### Short task
Take the listing from its first line through the line that contains "(0,0) rectangle (797,401);" and please retype those lines exactly, leaving out the pictures.

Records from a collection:
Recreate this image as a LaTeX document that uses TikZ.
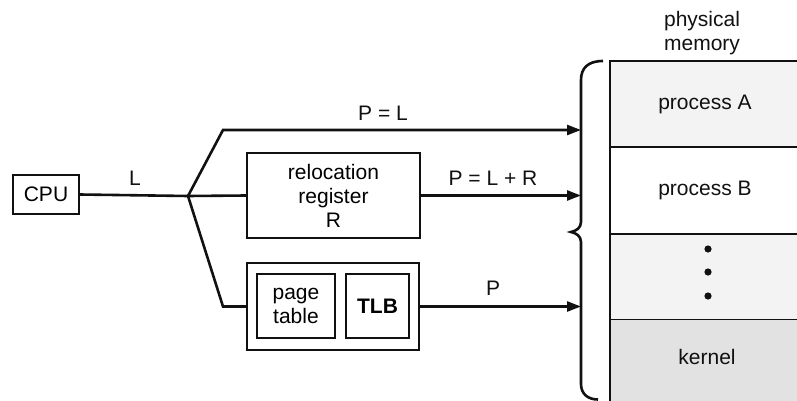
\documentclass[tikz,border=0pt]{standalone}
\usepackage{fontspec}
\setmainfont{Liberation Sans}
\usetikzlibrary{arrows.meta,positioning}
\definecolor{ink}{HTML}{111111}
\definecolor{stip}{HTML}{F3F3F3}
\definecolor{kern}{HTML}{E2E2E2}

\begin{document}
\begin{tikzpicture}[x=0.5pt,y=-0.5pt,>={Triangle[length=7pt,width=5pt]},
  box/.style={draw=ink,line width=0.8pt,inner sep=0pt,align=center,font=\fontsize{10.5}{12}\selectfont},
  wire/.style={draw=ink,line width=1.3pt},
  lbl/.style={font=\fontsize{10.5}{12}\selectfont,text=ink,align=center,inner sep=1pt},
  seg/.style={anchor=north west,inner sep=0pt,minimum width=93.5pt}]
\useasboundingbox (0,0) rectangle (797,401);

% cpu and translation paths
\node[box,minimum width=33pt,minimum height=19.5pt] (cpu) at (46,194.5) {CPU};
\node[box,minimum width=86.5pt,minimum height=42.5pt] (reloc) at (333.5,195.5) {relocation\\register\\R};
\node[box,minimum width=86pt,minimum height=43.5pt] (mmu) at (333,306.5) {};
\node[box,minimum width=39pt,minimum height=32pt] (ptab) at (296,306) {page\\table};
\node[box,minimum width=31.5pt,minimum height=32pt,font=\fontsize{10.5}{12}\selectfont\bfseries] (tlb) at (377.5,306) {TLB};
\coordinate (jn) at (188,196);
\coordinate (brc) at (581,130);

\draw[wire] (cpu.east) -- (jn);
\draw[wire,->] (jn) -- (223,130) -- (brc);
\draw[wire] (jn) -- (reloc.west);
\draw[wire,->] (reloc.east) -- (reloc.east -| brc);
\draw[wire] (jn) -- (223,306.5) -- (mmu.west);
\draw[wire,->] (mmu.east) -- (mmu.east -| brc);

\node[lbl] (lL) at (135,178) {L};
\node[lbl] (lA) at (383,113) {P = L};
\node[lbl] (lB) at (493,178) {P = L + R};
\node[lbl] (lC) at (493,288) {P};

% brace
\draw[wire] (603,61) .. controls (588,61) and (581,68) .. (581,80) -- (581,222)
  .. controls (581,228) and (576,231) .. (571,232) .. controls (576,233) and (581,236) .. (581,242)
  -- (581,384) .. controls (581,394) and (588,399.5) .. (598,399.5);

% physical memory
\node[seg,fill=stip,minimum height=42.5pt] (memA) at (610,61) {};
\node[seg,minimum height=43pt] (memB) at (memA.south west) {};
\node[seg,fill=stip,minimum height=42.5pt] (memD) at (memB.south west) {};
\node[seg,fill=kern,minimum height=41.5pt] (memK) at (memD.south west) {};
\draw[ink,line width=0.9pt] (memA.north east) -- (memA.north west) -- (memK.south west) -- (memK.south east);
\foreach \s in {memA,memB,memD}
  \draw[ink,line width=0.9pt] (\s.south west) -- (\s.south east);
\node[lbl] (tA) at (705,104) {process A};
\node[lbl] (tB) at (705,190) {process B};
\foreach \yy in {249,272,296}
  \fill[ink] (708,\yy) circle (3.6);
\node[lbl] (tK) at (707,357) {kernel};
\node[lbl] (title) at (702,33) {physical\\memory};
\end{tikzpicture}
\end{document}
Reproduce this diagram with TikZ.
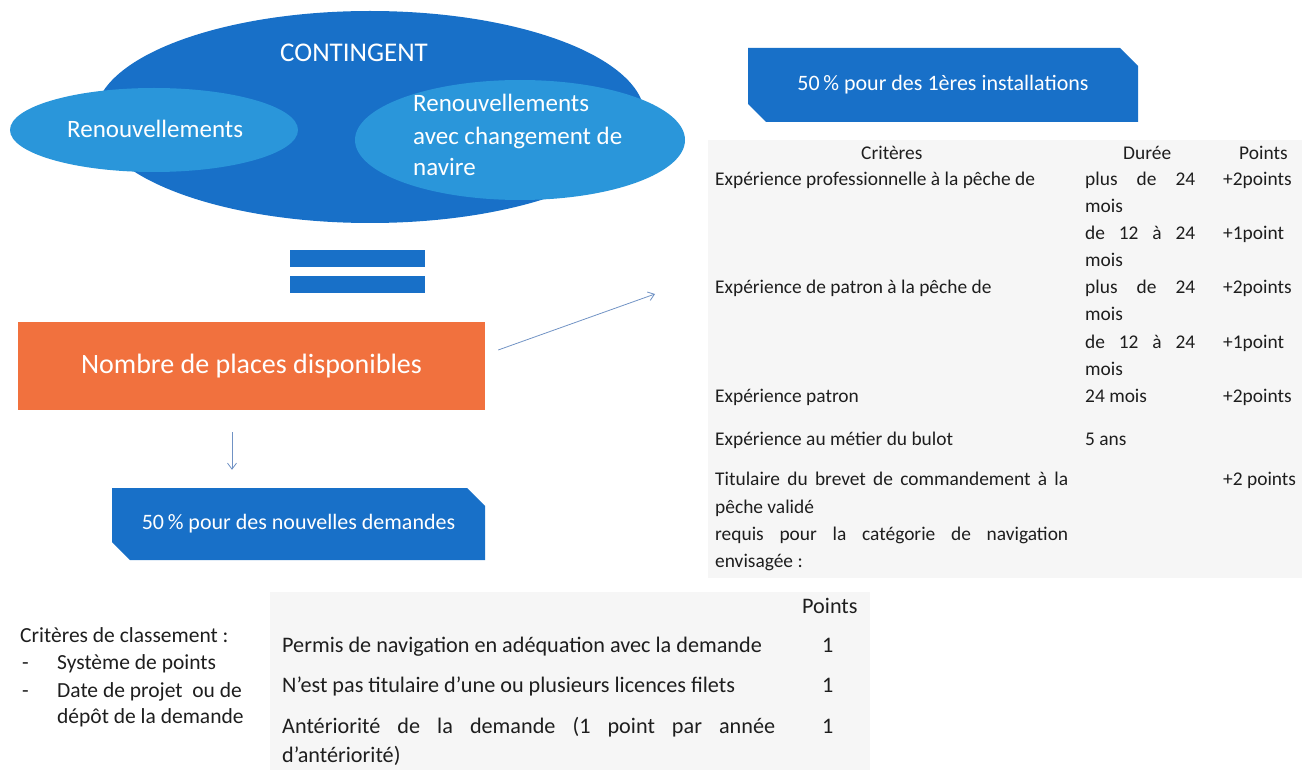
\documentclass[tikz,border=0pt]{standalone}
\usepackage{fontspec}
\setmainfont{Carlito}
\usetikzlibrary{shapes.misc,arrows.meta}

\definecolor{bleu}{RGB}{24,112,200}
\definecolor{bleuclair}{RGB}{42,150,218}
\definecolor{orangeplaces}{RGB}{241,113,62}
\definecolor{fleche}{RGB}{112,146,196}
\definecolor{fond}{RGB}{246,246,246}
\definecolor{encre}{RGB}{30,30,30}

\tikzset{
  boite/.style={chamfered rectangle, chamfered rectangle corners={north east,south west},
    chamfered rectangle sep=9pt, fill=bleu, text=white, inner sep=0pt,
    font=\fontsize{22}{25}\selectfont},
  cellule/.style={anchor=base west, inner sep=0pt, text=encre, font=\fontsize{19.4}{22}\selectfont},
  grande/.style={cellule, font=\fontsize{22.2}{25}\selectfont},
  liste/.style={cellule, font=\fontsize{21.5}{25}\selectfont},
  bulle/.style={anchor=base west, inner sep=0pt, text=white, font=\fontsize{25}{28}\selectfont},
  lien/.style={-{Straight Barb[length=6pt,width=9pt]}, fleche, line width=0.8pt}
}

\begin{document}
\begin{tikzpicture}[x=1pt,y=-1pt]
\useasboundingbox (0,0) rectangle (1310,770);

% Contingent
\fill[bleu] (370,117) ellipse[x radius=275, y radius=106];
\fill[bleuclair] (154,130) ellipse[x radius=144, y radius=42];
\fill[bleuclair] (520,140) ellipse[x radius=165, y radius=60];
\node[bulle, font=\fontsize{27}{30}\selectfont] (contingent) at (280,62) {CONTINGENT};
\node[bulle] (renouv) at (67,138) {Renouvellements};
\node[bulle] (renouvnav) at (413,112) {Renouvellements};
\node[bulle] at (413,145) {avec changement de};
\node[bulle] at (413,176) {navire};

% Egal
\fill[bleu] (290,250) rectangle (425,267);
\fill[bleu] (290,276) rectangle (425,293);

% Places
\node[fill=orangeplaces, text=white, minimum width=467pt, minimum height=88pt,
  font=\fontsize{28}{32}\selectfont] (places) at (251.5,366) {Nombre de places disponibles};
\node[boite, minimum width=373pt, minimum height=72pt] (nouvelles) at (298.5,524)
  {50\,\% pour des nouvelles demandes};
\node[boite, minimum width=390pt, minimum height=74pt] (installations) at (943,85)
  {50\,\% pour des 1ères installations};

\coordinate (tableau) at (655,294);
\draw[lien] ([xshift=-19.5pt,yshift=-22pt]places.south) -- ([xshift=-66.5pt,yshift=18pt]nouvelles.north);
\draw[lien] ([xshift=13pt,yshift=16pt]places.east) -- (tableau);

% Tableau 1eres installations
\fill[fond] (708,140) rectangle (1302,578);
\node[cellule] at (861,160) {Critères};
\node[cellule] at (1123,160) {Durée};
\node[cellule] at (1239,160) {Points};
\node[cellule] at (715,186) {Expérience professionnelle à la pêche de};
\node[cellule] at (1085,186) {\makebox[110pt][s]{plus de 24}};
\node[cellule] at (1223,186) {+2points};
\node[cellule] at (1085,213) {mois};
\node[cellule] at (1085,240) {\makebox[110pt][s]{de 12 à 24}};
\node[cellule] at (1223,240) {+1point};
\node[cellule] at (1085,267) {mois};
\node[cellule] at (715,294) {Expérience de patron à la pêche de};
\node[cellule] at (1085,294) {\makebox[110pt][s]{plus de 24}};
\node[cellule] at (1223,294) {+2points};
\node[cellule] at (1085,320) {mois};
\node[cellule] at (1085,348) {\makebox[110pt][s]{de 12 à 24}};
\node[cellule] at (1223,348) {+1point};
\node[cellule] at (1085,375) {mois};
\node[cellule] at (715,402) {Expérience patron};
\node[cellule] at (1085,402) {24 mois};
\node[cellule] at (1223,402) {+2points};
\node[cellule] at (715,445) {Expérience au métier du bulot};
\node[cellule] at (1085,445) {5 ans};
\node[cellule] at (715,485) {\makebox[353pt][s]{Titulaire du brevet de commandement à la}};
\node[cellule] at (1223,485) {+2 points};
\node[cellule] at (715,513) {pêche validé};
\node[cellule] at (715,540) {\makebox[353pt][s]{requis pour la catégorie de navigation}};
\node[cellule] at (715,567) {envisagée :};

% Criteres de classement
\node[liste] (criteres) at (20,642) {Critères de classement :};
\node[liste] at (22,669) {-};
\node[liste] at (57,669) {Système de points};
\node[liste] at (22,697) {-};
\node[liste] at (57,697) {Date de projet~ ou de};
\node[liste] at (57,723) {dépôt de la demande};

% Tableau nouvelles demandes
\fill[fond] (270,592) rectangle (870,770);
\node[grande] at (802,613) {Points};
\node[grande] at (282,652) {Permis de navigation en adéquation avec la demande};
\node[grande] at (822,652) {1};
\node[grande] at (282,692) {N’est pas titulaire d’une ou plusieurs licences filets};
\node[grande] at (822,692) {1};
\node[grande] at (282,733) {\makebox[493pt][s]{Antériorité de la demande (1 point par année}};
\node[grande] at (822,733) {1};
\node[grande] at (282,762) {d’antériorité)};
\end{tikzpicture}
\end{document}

### The completed task
Recreate this image as a LaTeX document that uses TikZ.
\documentclass[tikz,border=0pt]{standalone}
\usepackage{fontspec}
\setmainfont{Liberation Sans}
\usetikzlibrary{arrows.meta,positioning}
\definecolor{ink}{HTML}{111111}
\definecolor{stip}{HTML}{F3F3F3}
\definecolor{kern}{HTML}{E2E2E2}

\begin{document}
\begin{tikzpicture}[x=0.5pt,y=-0.5pt,>={Triangle[length=7pt,width=5pt]},
  box/.style={draw=ink,line width=0.8pt,inner sep=0pt,align=center,font=\fontsize{10.5}{12}\selectfont},
  wire/.style={draw=ink,line width=1.3pt},
  lbl/.style={font=\fontsize{10.5}{12}\selectfont,text=ink,align=center,inner sep=1pt},
  seg/.style={anchor=north west,inner sep=0pt,minimum width=93.5pt}]
\useasboundingbox (0,0) rectangle (797,401);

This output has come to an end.